Quarterly report pursuant to Section 13 or 15(d)


3 Months Ended
Jul. 31, 2012
Commitments and Contingencies  



In July 2011 a claim was filed by Cornerstone Bank (“Cornerstone”) against Freedom-2, Inc., a wholly owned subsidiary of the Company, for amounts due under a promissory note (the “Note”), in the original principal amount of $1.6 million (collectively the “Indebtedness”). The bank also sought to foreclose its mortgage on the property securing the Note, which is located in Cherry Hill, New Jersey (the “Property”). Given the passage of time and the Company having made no payments toward the Indebtedness for several years, as of May 2012, the amount due was approximately $2.0 million.

On May 7, 2012, the Company and Cornerstone entered into a comprehensive settlement agreement that resolves all matters related to Cornerstone’s claims (the “Settlement”).
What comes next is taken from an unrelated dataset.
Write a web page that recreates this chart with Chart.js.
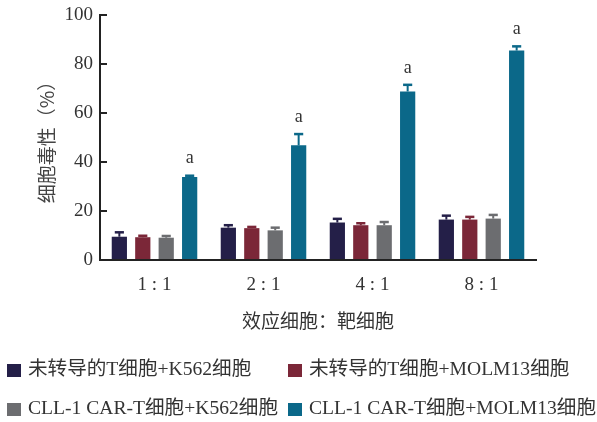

Since that time, the Company and Cornerstone have proceeded to carry out the terms of the Settlement Agreement as follows: (i) the parties stipulated to judgment in the amount of the Indebtedness, with a stay of execution for 2 years pending the Company satisfying the Indebtedness in any of several ways, including direct payments of cash and discounts of up to 30% for early payments, or a combination thereof; (ii) the Company has conveyed the Property to Cornerstone, which will sell the Property and apply the net proceeds to reduce the Indebtedness (in the event the Property is not sold and the Indebtedness satisfied as otherwise described herein, the Property will be reconveyed to the Company); and (iii) the Company has transferred 14,605,614 shares of the Company’s common stock as security for payment of the Indebtedness (the “Stock Collateral”), which can be liquidated by Cornerstone from time to time in accordance with an SEC Rule 10b5-1 plan, with the proceeds being applied to reduce the Indebtedness. Any excess Stock Collateral will be returned to the Company upon payment of the Indebtedness in full. When the property is sold and any and all remaining payments, if any, are made by Nuvilex directly or through liquidation of the transferred stock collateral sold over time, the proceeds will be used to eliminate the Indebtedness, which, together with the Stock Collateral will remain on the Company’s financial statements in the then outstanding amount/value until fully satisfied. The building is listed as a Company asset under “Settlement Obligation Asset” and the indebtedness is listed as a Company liability as “Settlement Obligation Liabilities.” All assets and amounts due under the settlement, including the building, principal, interest and any and all applicable fees are therefore fully reported herein.

To date, the Company has completed all paperwork and signed the Deed In Lieu to Cornerstone Bank, provided all necessary paperwork for transfer of the property and the stock issuance and is awaiting delivery of final signed paperwork from Cornerstone Bank. Therefore, we have come to completion of this issue. Nonetheless, until the property is sold, payments made by Nuvilex, or the stock sold over time, any or all of which are expected to eliminate the debt, such amounts will continue to be reported in the financial statements under the headings of “Settlement Obligation Asset” and “Settlement Obligation Liabilities.” All assets and amounts due under the settlement, including the building, principle, interest and all applicable fees have thus been reported.